Hasil buruan Stein mengungkapkan sebuah dunia multibudaya yang lebih bergelora daripada yang selama ini dibayangkan orang. Hampir selusin bahasa muncul dalam naskah, termasuk bahasa Sansekerta, Turki, Tibet, dan bahkan Yudeo-Persia, selain bahasa Cina. Kertas bekas yang digunakan untuk menuliskan berbagai “sutra” itu mengungkapkan kilasan-kilasan mengejutkan tentang kehidupan sehari-hari di sepanjang Jalan Sutra: surat kontrak perdagangan budak, laporan penculikan anak, bahkan permintaan maaf yang santun atas perilaku saat mabuk. Salah satu benda yang paling berharga adalah Sutra Berlian, gulungan sepanjang 5 meter yang telah dicetak dari balok kayu pada tahun 868, hampir enam abad sebelum Injil Gutenberg.

Para cendekiawan lain—yang berasal dari Prancis, Rusia, Jepang, dan Cina—dengan cepat meniru Stein. Kemudian, pada 1924 datang sejarawan seni Amerika, Langdon Warner, seorang petualang yang mungkin menginspirasi munculnya tokoh fiktif Indiana Jones. Keindahan gua-gua itu mempesona Warner—"Tidak ada yang bisa kita lakukan, kecuali terkesiap," begitu tulisnya—namun pada akhirnya Warner ikut berperan dalam kehancuran gua-gua itu. Ia mengeluarkan dengan paksa selusin fragmen mural dan memindahkan sebuah patung indah yang berasal dari masa Dinasti Tang, yakni patung Bodhisatwa yang sedang berlutut dari Gua 328. Karya seni itu hingga kini masih berada di bawah pengawasan cermat Harvard Art Museum. Namun, mural yang dirusak—dan ruang kosong tempat berlututnya patung itu—tetap saja sangat memilukan hati.

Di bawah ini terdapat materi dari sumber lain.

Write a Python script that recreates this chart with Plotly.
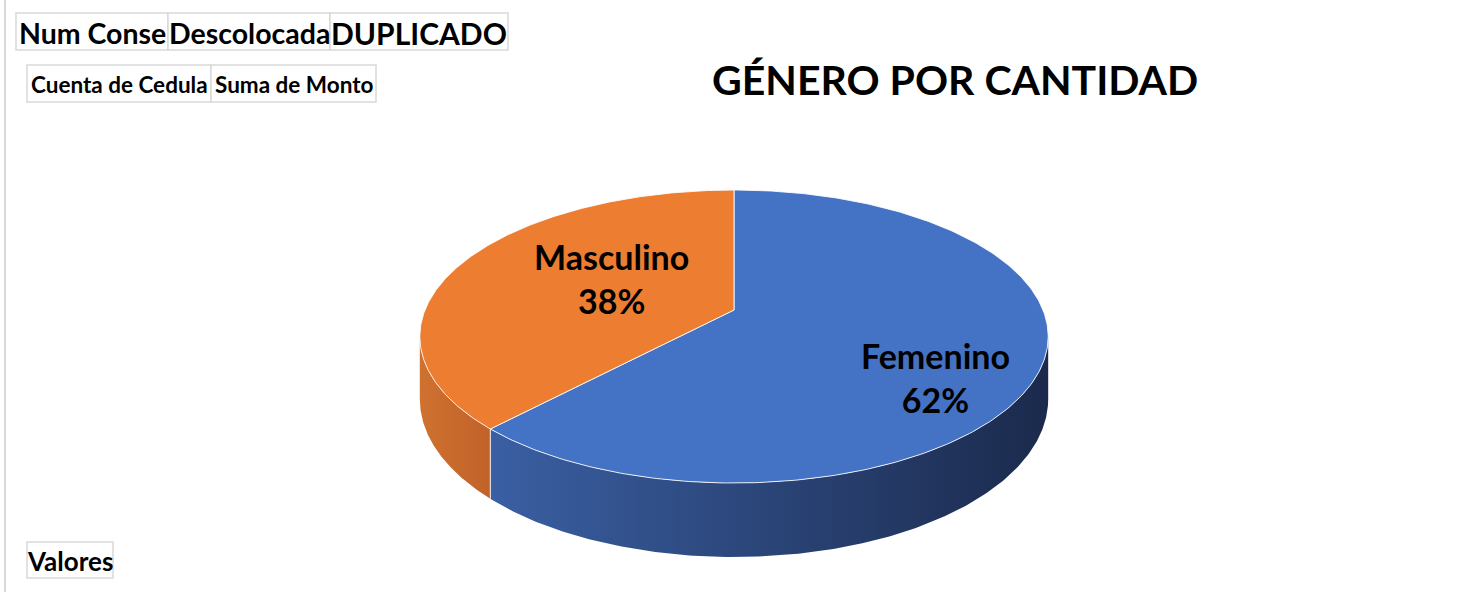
import numpy as np
import plotly.graph_objects as go

# ---------------- data ----------------
categories = ["Femenino", "Masculino"]
values = [62, 38]
title_text = "GÉNERO POR CANTIDAD"
filter_buttons = ["Num Conse", "Descolocada", "DUPLICADO"]
value_buttons = ["Cuenta de Cedula", "Suma de Monto"]
axis_button = "Valores"

# ---------------- style ----------------
top_colors = ["#4472C4", "#ED7D31"]
side_grad = [["#3A5FA3", "#1B2A4C"], ["#CF712F", "#C1622A"]]
FONT = "Lato"
W, H = 1457, 592

# projection of the tilted disc (pixel-like axis units)
CX, CY, A, B, K, D = 734, 310, 309.0, 141.7, 0.181, 60.6


def proj(theta, r=1.0):
    u = r * np.sin(theta)
    v = -r * np.cos(theta)
    w = 1 - K * v
    return CX + A * u / w, CY + B * v / w, w


shares = np.array(values, dtype=float) / sum(values)
cum = np.concatenate([[0.0], np.cumsum(shares)]) * 2 * np.pi
theta_r = np.arccos(-K)
theta_l = 2 * np.pi - theta_r

fig = go.Figure()

# side faces
for i, cat in enumerate(categories):
    a0 = max(cum[i], theta_r)
    a1 = min(cum[i + 1], theta_l)
    if a1 <= a0:
        continue
    t = np.linspace(a0, a1, 200)
    x, y, w = proj(t)
    yb = y + D / w
    xs = np.concatenate([x, x[::-1], x[:1]])
    ys = np.concatenate([y, yb[::-1], y[:1]])
    fig.add_trace(go.Scatter(
        x=xs, y=ys, mode="lines", fill="toself",
        line=dict(width=0, color="rgba(0,0,0,0)"),
        fillgradient=dict(type="horizontal",
                          colorscale=[[0, side_grad[i][0]], [1, side_grad[i][1]]],
                          start=float(x.min()), stop=float(x.max())),
        hoverinfo="skip", showlegend=False))

# seams on the side between slices
for c in cum[1:-1]:
    if theta_r < c < theta_l:
        x, y, w = proj(np.array([c]))
        fig.add_trace(go.Scatter(
            x=[x[0], x[0]], y=[y[0], y[0] + D / w[0]], mode="lines",
            line=dict(color="rgba(255,255,255,0.85)", width=1),
            hoverinfo="skip", showlegend=False))

# top faces
for i, cat in enumerate(categories):
    t = np.linspace(cum[i], cum[i + 1], 300)
    x, y, w = proj(t)
    xs = np.concatenate([[CX], x, [CX]])
    ys = np.concatenate([[CY], y, [CY]])
    fig.add_trace(go.Scatter(
        x=xs, y=ys, mode="lines", fill="toself", fillcolor=top_colors[i],
        line=dict(color="rgba(255,255,255,0.85)", width=1),
        name=cat, hoverinfo="skip", showlegend=False))

# data labels
label_pos = {"Femenino": (935, 377), "Masculino": (611, 278)}
for cat, val in zip(categories, values):
    pct = round(100 * val / sum(values))
    lx, ly = label_pos[cat]
    fig.add_annotation(x=lx, y=ly, xref="x", yref="y",
                       text=f"<b>{cat}<br>{pct}%</b>", showarrow=False,
                       font=dict(family=FONT, size=34, color="black"),
                       align="center")

# title
fig.add_annotation(x=955, y=79, xref="x", yref="y", text=f"<b>{title_text}</b>",
                   showarrow=False, font=dict(family=FONT, size=41, color="black"))

# pivot field buttons
def button(x0, x1, y0, y1, text, size):
    fig.add_shape(type="rect", x0=x0, x1=x1, y0=y0, y1=y1, xref="x", yref="y",
                  line=dict(color="#D9D9D9", width=1.5), fillcolor="white", layer="below")
    fig.add_annotation(x=(x0 + x1) / 2, y=(y0 + y1) / 2 + 1, xref="x", yref="y",
                       text=f"<b>{text}</b>", showarrow=False,
                       font=dict(family=FONT, size=size, color="black"))

row1 = [(16, 168), (168, 330), (330, 508)]
sizes1 = [28.5, 28.5, 30]
for (x0, x1), txt, s in zip(row1, filter_buttons, sizes1):
    button(x0, x1, 13, 50, txt, s)

row2 = [(27, 211), (211, 376)]
for (x0, x1), txt in zip(row2, value_buttons):
    button(x0, x1, 65, 102, txt, 22.5)

button(27, 113, 542, 578, axis_button, 26)

# chart border (left edge)
fig.add_shape(type="line", x0=5, x1=5, y0=0, y1=H, xref="x", yref="y",
              line=dict(color="#D9D9D9", width=2))

fig.update_layout(
    width=W, height=H, margin=dict(l=0, r=0, t=0, b=0),
    paper_bgcolor="white", plot_bgcolor="white",
    xaxis=dict(range=[0, W], visible=False, fixedrange=True),
    yaxis=dict(range=[H, 0], visible=False, fixedrange=True),
    showlegend=False,
)

fig.write_html("out.html", config={"displayModeBar": False},
               post_script="document.body.style.margin='0';")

Beberapa orang pejabat Cina, yang bersuara seperti rekan-rekan mereka di Mesir dan Yunani, menyerukan agar artefak Mogao dikembalikan. Bahkan buku Akademi Dunhuang yang dinyatakan tidak memihak tentang gua-gua itu memiliki bab berjudul "Para Pemburu Harta Karun yang Tercela." Sementara itu, para kurator asing berdalih bahwa museum mereka telah menyelamatkan harta karun yang kalau tidak mereka tangani mungkin telah hilang untuk selama-lamanya—hancur dalam peperangan dan revolusi Cina abad ke-20. !break!